Mother Night paused to smile. She had perfect white teeth, but smiling transformed her from a pretty girl to something else, something unlovely. The effect was transformative in a chilling way. It was a sardonic, skeletal, mocking grin, a leer that was hungry and ugly.

The screen display below the image changed to read:
WHO IS MOTHER NIGHT?

“Third, Mother Night wants to tell all of her children, everyone within the sound of my voice, all of the sleeping dragons waiting to rise—now is the time. Step out of the shadows. Be seen, be heard. Let your glow cast enough light even for the blind to see. ’Cause remember, kids, sometimes you have to burn to shine.”

She gave another of those terrible, leering grins, then every screen went dark. TV, laptops, smartphones.

For five seconds.

And then, one by one, the screens returned to Yahoo, Safari, Gmail, and websites. They returned to normal. The TV suddenly showed the confused faces of the unnerved reporters.

Everything looked normal.

But Caleb—and everyone else at the café or who’d watched the broadcast—knew that normal was no longer a part of this day.

 

Chapter Fourteen

Across America

Sunday, August 31, 6:32 a.m.

Teaneck, New Jersey

Digger Hohlman sat in the rear corner of a Dunkin Donuts, head bent low, earphones screwed in, his Styrofoam cup of coffee nearly forgotten as he watched the screen. He was entranced.

Mother Night’s face had suddenly filled his laptop screen. It was like magic. One minute he was watching “Awakening,” a video from the deathcore band Molotov Solution, and then she was there. It made Digger’s hands clench into fists and he could hear his heartbeat pounding in his ears.

After all these months, after encoded e-mails, after packages left for him in coin lockers, after the slow and insanely careful process to bring him into the Family, now here was Mother Night. On his laptop. Speaking to him.

On some level he knew that this was a general message going out to the whole world, something she said would kick open the doors and light the fires. However, Digger also knew that it was a clarion call to the many members of the Family.

Like him.

Born in the dust and promised so much more. Mother Night had told him that she would set a beacon ablaze in his skin. For Digger, who had never shone for a single moment in his life, he would shine because of the grace of Mother Night.

He bent closer to the laptop, so close his breath steamed on the screen, and he turned the volume all the way up so that her murmured words shouted in his ears.

“Okay, monkeys,” began Mother Night, “pay attention, ’cause there are three things you need to know and Mother Night is here to tell you.”

Digger smiled. A rare thing for him. As he listened he thought about the things he had in his backpack.
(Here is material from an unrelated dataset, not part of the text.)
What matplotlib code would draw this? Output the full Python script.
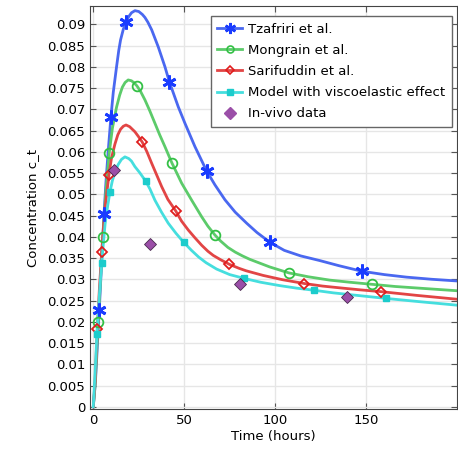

The chemicals. The detonators. The blades.

All the time she spoke, he mouthed the sacred words.

Burn to shine.

Burn to shine.

Pasco, Washington

Julia Smith and her girlfriend, Rage, sat huddled together in a booth at Jerry’s Java on North Twentieth Street. They were sharing an omelet with extra onions and peppers. They were dropping down, mile by mile, from their first pipe of the day.